The Financial Conduct Authority has launched a thematic review into how consumer credit firms pay and incentivise their staff and manage the risks arising from these reward arrangements, as they can often lead to poor consumer outcomes.

This thematic work covers a broad range of sectors and firms where consumer credit is secondary to their main business, focusing on the risks that can arise and how firms control and mitigate them.

The FCA stated that supervisory work on other issues has suggested many consumer credit firms may be operating high-risk incentive schemes, which can often lead to poor consumer outcomes if not managed effectively.

Work carried out between 2012 and 2014 found a number of firms (including banks and insurers) had schemes that were likely to drive mis-selling.

High level findings were that few firms had fully considered risks in their incentive schemes, some of which were so complex that management and other staff did not understand them.

Where risks had been recognised, the controls firms had implemented to manage risks in incentive schemes were often lacking and a number of managers received a bonus based on the sales made by the staff they supervised, creating a possible conflict of interest.

The regulator’s approach will be in two stages: a desk-based review of firms’ incentives policies, remuneration arrangements and controls; followed on-site visits and more detailed testing on a selection of firms.

The review work will take place throughout the remainder of 2015, with information requests having already gone out, to be followed by analysis of responses during the third and fourth quarters this year.
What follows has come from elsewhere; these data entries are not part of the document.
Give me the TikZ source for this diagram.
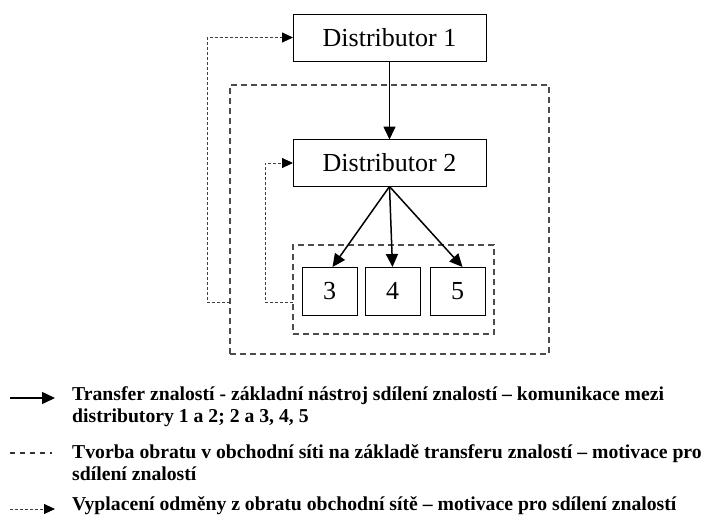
\documentclass[tikz,border=0pt]{standalone}
\usepackage{fontspec}
\setmainfont{Liberation Serif}
\usetikzlibrary{arrows.meta,calc}
\tikzset{
  box/.style={draw=black, line width=0.9pt, inner sep=0pt, outer sep=0pt, font=\fontsize{26}{30}\selectfont},
  grp/.style={draw=black!70, line width=1.4pt, dash pattern=on 6pt off 4pt, inner sep=0pt, outer sep=0pt},
  flow/.style={line width=1.5pt, -{Triangle[length=13pt,width=12pt]}},
  pay/.style={draw=black!75, line width=0.9pt, dash pattern=on 3pt off 2pt, -{Triangle[length=11pt,width=10pt,fill=black,color=black]}},
  leg/.style={anchor=base west, inner sep=0pt, font=\fontsize{19.7}{22}\selectfont\bfseries},
}
\begin{document}
\begin{tikzpicture}[x=1pt,y=-1pt]
\useasboundingbox (0,0) rectangle (709,515);
% group boxes
\node[grp, minimum width=319pt, minimum height=269pt] (outer) at (389.5,219.5) {};
\node[grp, minimum width=201pt, minimum height=89pt] (inner) at (393.5,289.5) {};
% nodes
\node[box, minimum width=193pt, minimum height=47pt] (d1) at (389.5,37.5) {Distributor 1};
\node[box, minimum width=193pt, minimum height=47pt] (d2) at (389.5,163) {Distributor 2};
\node[box, minimum width=55pt, minimum height=48pt] (n3) at (329.5,291) {3};
\node[box, minimum width=55pt, minimum height=48pt] (n4) at (392.5,291) {4};
\node[box, minimum width=55pt, minimum height=48pt] (n5) at (457.5,291) {5};
% knowledge transfer
\draw[flow] (d1.south) -- (d2.north);
\draw[flow] (d2.south) -- ($(n3.north)+(3,0)$);
\draw[flow] (d2.south) -- (n4.north);
\draw[flow] (d2.south) -- ($(n5.north)+(5,0)$);
% reward payments
\coordinate (o1) at (outer.west |- 0,302);
\coordinate (o2) at (207,302);
\coordinate (o3) at (207,37.5);
\draw[pay] (o1) -- (o2) -- (o3) -- (d1.west);
\coordinate (i1) at (inner.west |- 0,302);
\coordinate (i2) at (265,302);
\coordinate (i3) at (265,163);
\draw[pay] (i1) -- (i2) -- (i3) -- (d2.west);
% legend
\coordinate (la1) at (10,398); \coordinate (la2) at (55,398);
\draw[flow] (la1) -- (la2);
\node[leg] (l1) at (72,400) {Transfer znalostí - základní nástroj sdílení znalostí – komunikace mezi};
\node[leg] (l1b) at (72,422) {distributory 1 a 2; 2 a 3, 4, 5};
\coordinate (lb1) at (10,453); \coordinate (lb2) at (52,453);
\draw[line width=1.2pt, draw=black!80, dash pattern=on 5pt off 5pt] (lb1) -- (lb2);
\node[leg] (l2) at (72,458) {Tvorba obratu v obchodní síti na základě transferu znalostí – motivace pro};
\node[leg] (l2b) at (72,480) {sdílení znalostí};
\coordinate (lc1) at (10,509); \coordinate (lc2) at (55,509);
\draw[pay] (lc1) -- (lc2);
\node[leg] (l3) at (72,510) {Vyplacení odměny z obratu obchodní sítě – motivace pro sdílení znalostí};
\end{tikzpicture}
\end{document}
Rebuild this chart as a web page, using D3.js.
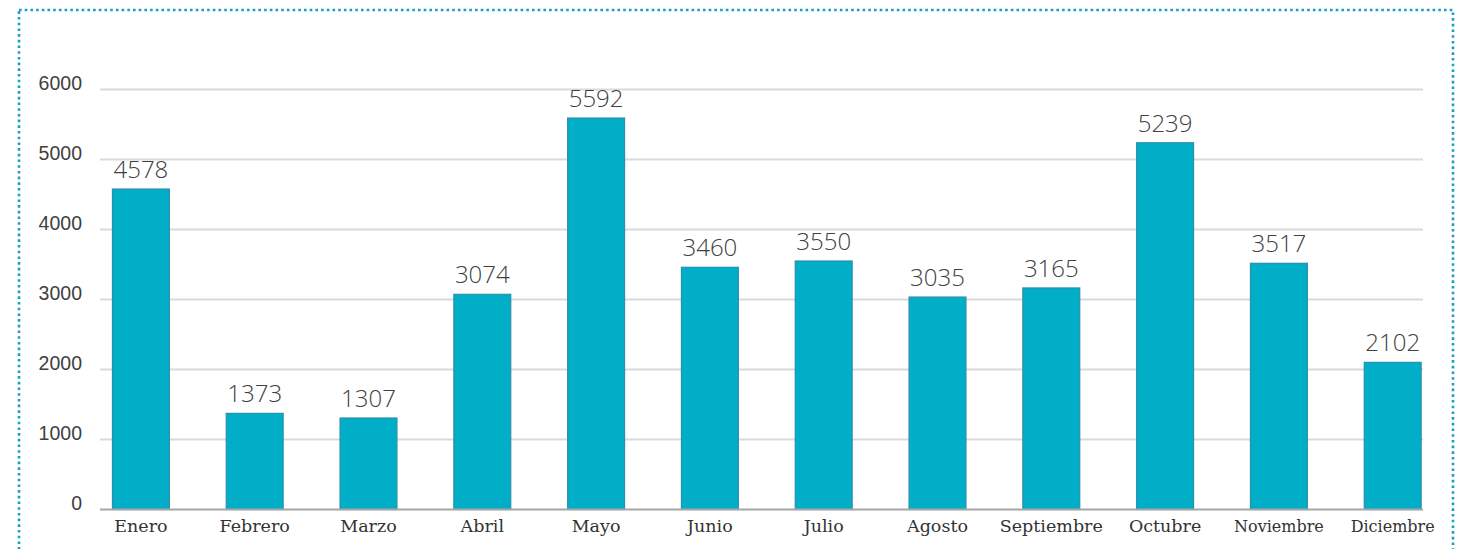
<!DOCTYPE html>
<html><head><meta charset="utf-8">
<script src="https://cdn.jsdelivr.net/npm/d3@7"></script>
<style>html,body{margin:0;padding:0;background:#fff;}svg{display:block;}</style>
</head><body>
<svg id="chart" width="1469" height="549"></svg>
<script>
const months = ["Enero","Febrero","Marzo","Abril","Mayo","Junio","Julio","Agosto","Septiembre","Octubre","Noviembre","Diciembre"];
const values = [4578,1373,1307,3074,5592,3460,3550,3035,3165,5239,3517,2102];
const yTicks = [0,1000,2000,3000,4000,5000,6000];

const svg = d3.select("#chart");
// dotted frame
svg.append("rect").attr("x",19).attr("y",10).attr("width",1434).attr("height",600)
  .attr("fill","none").attr("stroke","#1a9fc2").attr("stroke-width",2.6)
  .attr("stroke-dasharray","2.6 3.1");

const y = d3.scaleLinear().domain([0,6000]).range([509.5,89.5]);
const x = d3.scaleBand().domain(months).range([84, 84+12*113.8]).paddingInner(0.5).paddingOuter(0.25);

const gx0 = 100, gx1 = 1423;
// gridlines
svg.append("g").selectAll("line").data(yTicks.filter(d=>d>0)).join("line")
  .attr("x1",gx0).attr("x2",gx1).attr("y1",d=>y(d)).attr("y2",d=>y(d))
  .attr("stroke","#d9d9d9").attr("stroke-width",2);
// y labels
svg.append("g").selectAll("text").data(yTicks).join("text")
  .attr("x",82).attr("y",d=>y(d)+0.5).attr("text-anchor","end")
  .attr("font-family","Liberation Sans, Arial, sans-serif").attr("font-size",19.5)
  .attr("fill","#404040").text(d=>d);

// bars
svg.append("g").selectAll("rect").data(values).join("rect")
  .attr("x",(d,i)=>x(months[i])).attr("width",x.bandwidth())
  .attr("y",d=>y(d)).attr("height",d=>y(0)-y(d))
  .attr("fill","#00aec7").attr("stroke","#2b8fae").attr("stroke-width",1.2);

// axis line
svg.append("line").attr("x1",gx0).attr("x2",gx1).attr("y1",y(0)).attr("y2",y(0))
  .attr("stroke","#a6a6a6").attr("stroke-width",2);

// value labels
svg.append("g").selectAll("text").data(values).join("text")
  .attr("x",(d,i)=>x(months[i])+x.bandwidth()/2).attr("y",d=>y(d)-11)
  .attr("text-anchor","middle").attr("font-family","Open Sans, sans-serif")
  .attr("font-weight",300).attr("font-size",24).attr("fill","#404040").text(d=>d);

// x labels
svg.append("g").selectAll("text").data(months).join("text")
  .attr("x",d=>x(d)+x.bandwidth()/2).attr("y",532)
  .attr("text-anchor","middle").attr("font-family","DejaVu Serif, serif")
  .attr("font-size",(d,i)=>i>=10?16:17.5).attr("fill","#333").text(d=>d);
</script>
</body></html>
Into the first quarter the stage two visits will commence, with conclusions and reporting due by the second quarter of 2016.

Research by law firm Pinsent Masons found that consumer credit complaints to the Financial Ombudsman Service increased 25 per cent in the past year to 9,542 in 2014.

Further data obtained from the FCA revealed that 34 per cent of referrals received last year by the consumer contract team, which deals with complaints about unfair contract terms and practices, were in relation to consumer credit.

Michael Ruck, a senior financial services enforcement lawyer at Pinsent Masons, said that while the FCA may have initially underestimated the size of the task of regulating the consumer credit industry, it has continued to increase its knowledge and resource in this area.

He said: “The FCA is now showing signs of beginning to make progress in this section of the regulated industry and seeking to regulate it in line with the FCA’s approach to other areas, including the use of tools such as thematic reviews.

“Following on from the attention given to payday lenders, the FCA is now seeking to review topics it has reviewed in various other sectors, in this case remuneration and incentivisation of staff.”

The regulator took responsibility for regulating the £200bn consumer credit market in April last year.